Denise Moore is the Indiana caseworker who recommended taking 4-year-old Anthony Bars away from a loving foster mother and placed him, instead, with a couple who starved and beat him to death over a 10-month period.
Had Moore bothered with the required background check, she would have known that the new "home" had a long record of abuse within the child protective services and that the new "father" had a felony battery conviction for savagely beating his own daughter with an extension cord.
Last week, D. Sue Roberson, director of the Indiana Personnel Department, announced that no disciplinary action would be taken against Moore. Why? Citing confidentiality laws, Roberson added, "I am not at liberty to discuss the findings."
Days later, Cheryl Sullivan, secretary of the Indiana Family and Social Services Administration, stated that disciplinary action is still possible. But she affirmed confidentiality and painted her agency as the true victim.
Sullivan's statements came in the wake of a four-month investigation by TV-station WTHR. It came after a court case that convicted Anthony's killers, after criticism from Rep. Phil Hinkle and Gov. Joe Kernan, and heart-breaking questions from Florence Hurst, the foster mom who spent 15 months caring for Anthony. She wanted to adopt Anthony and his sister before Moore recommended their removal.
Why? Again that word.
Race may have been a factor. Hurst was white. Anthony was black.
The circumstances surrounding Anthony's death become more wrenching with examination. But dwelling on them misses the larger point: the children abused by CPS are not merely the fault of "bad" caseworkers. They are not restricted to Indiana. The bodies of dead children demand we ask: is CPS harming - not helping -- children?
I say "bodies" because Anthony is not an isolated incident. Almost one year to the day after Anthony's death, 7-year-old Mark Adrian Norris II's was found starved and covered with bedsores in an Indiana house, which was set on fire to disguise his death-through-neglect.
Mark's caseworker, Michael Warrum neglected his required monthly visits to the home and did not follow up on complaints that Mark was being starved. For his complicity in Mark's death, Warrum lost his civil service job. And, presumably, his pension.
The problem is not exclusive to Indiana. The carelessness with which the Florida CPS "loses" children became a national scandal last year. In California, even the state's Department of Social Services admits families are being aggressively torn apart and children unnecessarily placed in foster care. The problem is federal and systemic.
A column that questions the fundamental value of the current CPS will elicit outraged feedback from social workers who protest that they sincerely care for children. I believe them without question.

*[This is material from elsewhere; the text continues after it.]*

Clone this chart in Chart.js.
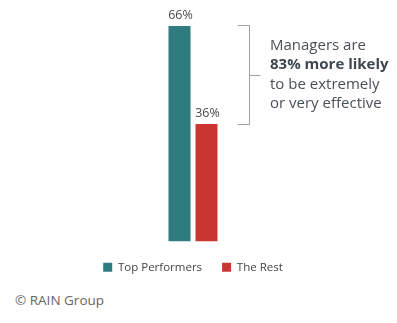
<!DOCTYPE html>
<html>
<head>
<meta charset="utf-8">
<script src="https://cdn.jsdelivr.net/npm/chart.js@4.4.1/dist/chart.umd.min.js"></script>
<style>
  body { margin: 0; background: #fff; font-family: "Open Sans", sans-serif; }
  #wrap { position: relative; width: 397px; height: 323px; overflow: hidden; }
  #chartBox { position: absolute; left: 63px; top: 0; width: 260px; height: 289px; }
  #note { position: absolute; left: 270px; top: 34.5px; font-size: 15px; line-height: 19.6px; color: #4a5058; white-space: nowrap; }
  #note b { font-weight: 700; color: #3f4650; }
  #credit { position: absolute; left: 15px; top: 291px; font-size: 13.5px; color: #666; }
</style>
</head>
<body>
<div id="wrap">
  <div id="chartBox"><canvas id="barChart"></canvas></div>
  <div id="note">Managers are<br><b>83% more likely</b><br>to be extremely<br>or very effective</div>
  <div id="credit">© RAIN Group</div>
</div>
<script>
// --- DATA ---
const groups = ["Managers"];
const seriesNames = ["Top Performers", "The Rest"];
const topPerformers = [66];
const theRest = [36];
const seriesColors = ["#2e7c7f", "#c93632"];

// value labels above each bar
const valueLabels = {
    id: "valueLabels",
    afterDatasetsDraw(chart) {
        const ctx = chart.ctx;
        ctx.save();
        ctx.font = "12.5px 'Open Sans'";
        ctx.fillStyle = "#4a4a4a";
        ctx.textAlign = "center";
        ctx.textBaseline = "alphabetic";
        chart.data.datasets.forEach((ds, i) => {
            chart.getDatasetMeta(i).data.forEach((bar, j) => {
                ctx.fillText(ds.data[j] + "%", bar.x + 1, bar.y - 7);
            });
        });
        ctx.restore();
    }
};

// bracket joining the two bar tops
const bracket = {
    id: "bracket",
    afterDraw(chart) {
        const ctx = chart.ctx;
        const y = chart.scales.y;
        const top = Math.round(y.getPixelForValue(topPerformers[0])) - 0.5;
        const bot = Math.round(y.getPixelForValue(theRest[0])) + 0.5;
        const x = 186.5;
        ctx.save();
        ctx.strokeStyle = "#a0a0a0";
        ctx.lineWidth = 1;
        ctx.beginPath();
        ctx.moveTo(x - 12, top); ctx.lineTo(x, top); ctx.lineTo(x, bot); ctx.lineTo(x - 12, bot);
        const mid = Math.round((top + bot) / 2) + 0.5;
        ctx.moveTo(x, mid); ctx.lineTo(x + 11, mid);
        ctx.stroke();
        ctx.restore();
    }
};

new Chart(document.getElementById("barChart"), {
    type: "bar",
    data: {
        labels: groups,
        datasets: [
            { label: seriesNames[0], data: topPerformers, backgroundColor: seriesColors[0] },
            { label: seriesNames[1], data: theRest, backgroundColor: seriesColors[1] }
        ]
    },
    options: {
        responsive: true,
        maintainAspectRatio: false,
        animation: false,
        categoryPercentage: 0.2077,
        barPercentage: 0.815,
        layout: { padding: { left: 0, right: 0, top: 0, bottom: 6 } },
        plugins: {
            tooltip: { enabled: false },
            legend: {
                position: "bottom",
                labels: {
                    boxWidth: 9,
                    boxHeight: 9,
                    padding: 20,
                    color: "#444",
                    font: { family: "'Open Sans'", size: 11.5 }
                }
            }
        },
        scales: {
            x: { display: false },
            y: { display: false, min: 0, max: 74 }
        }
    },
    plugins: [valueLabels, bracket]
});
</script>
</body>
</html>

For one thing, I have a sister-in-law working within that system.
The problem is not the intentions of individuals but the structure and rules of the CPS, such as confidentiality. As long as those rules remain, the institution will harm children.
Consider an analogy: a factory with machinery and procedures designed to build airplanes. A worker on the factory floor loudly protests that he is there to build motor boats. But, as long as he uses the factory's machines and follows its rules, he will produce airplanes whatever his intentions. The structure of the institution defines the product, not the worker's intentions.
What is necessary to protect other Anthonys within the system?
First and foremost: transparency. Both Roberson and Sullivan drew a shroud of silence across Anthony's body. Confidentiality was never meant to hinder the investigation into dead children. A threatened bureaucracy is using silence to immunize itself. As Rep. Hinkle has said, "You cannot hide behind confidentiality when there's been an obvious wrongdoing."
But the actions of the Indiana CPS amount to more than this. They are attempting to shift the blame for dead children away from their own policies onto the shoulders of society.
Sullivan, before the Indiana Commission on Abused and Neglected Children and Their Families, asked, "Does it make more sense for the child protective service workers to be sitting outside a juvenile justice courtroom or located with the police?" She suggested that caseworkers should be protected from "illegal drug labs" and other threats by being further removed from public access by being housed in police stations or courthouses. Who protects Anthony from them?
The CPS does not need more confidentiality, more difficult access and less accountability. There is no overriding reason for silence: the deaths of Mark and Anthony do not threaten national security or compromise the witness protection program. They raise questions that threaten the structure of an institution that may be complicit in killing the very children it was constructed to protect.
Short of deconstructing CPS, the solution is more -- not less -- accessibility and the imposition of criminal liability for the gross misconduct of caseworkers and superiors.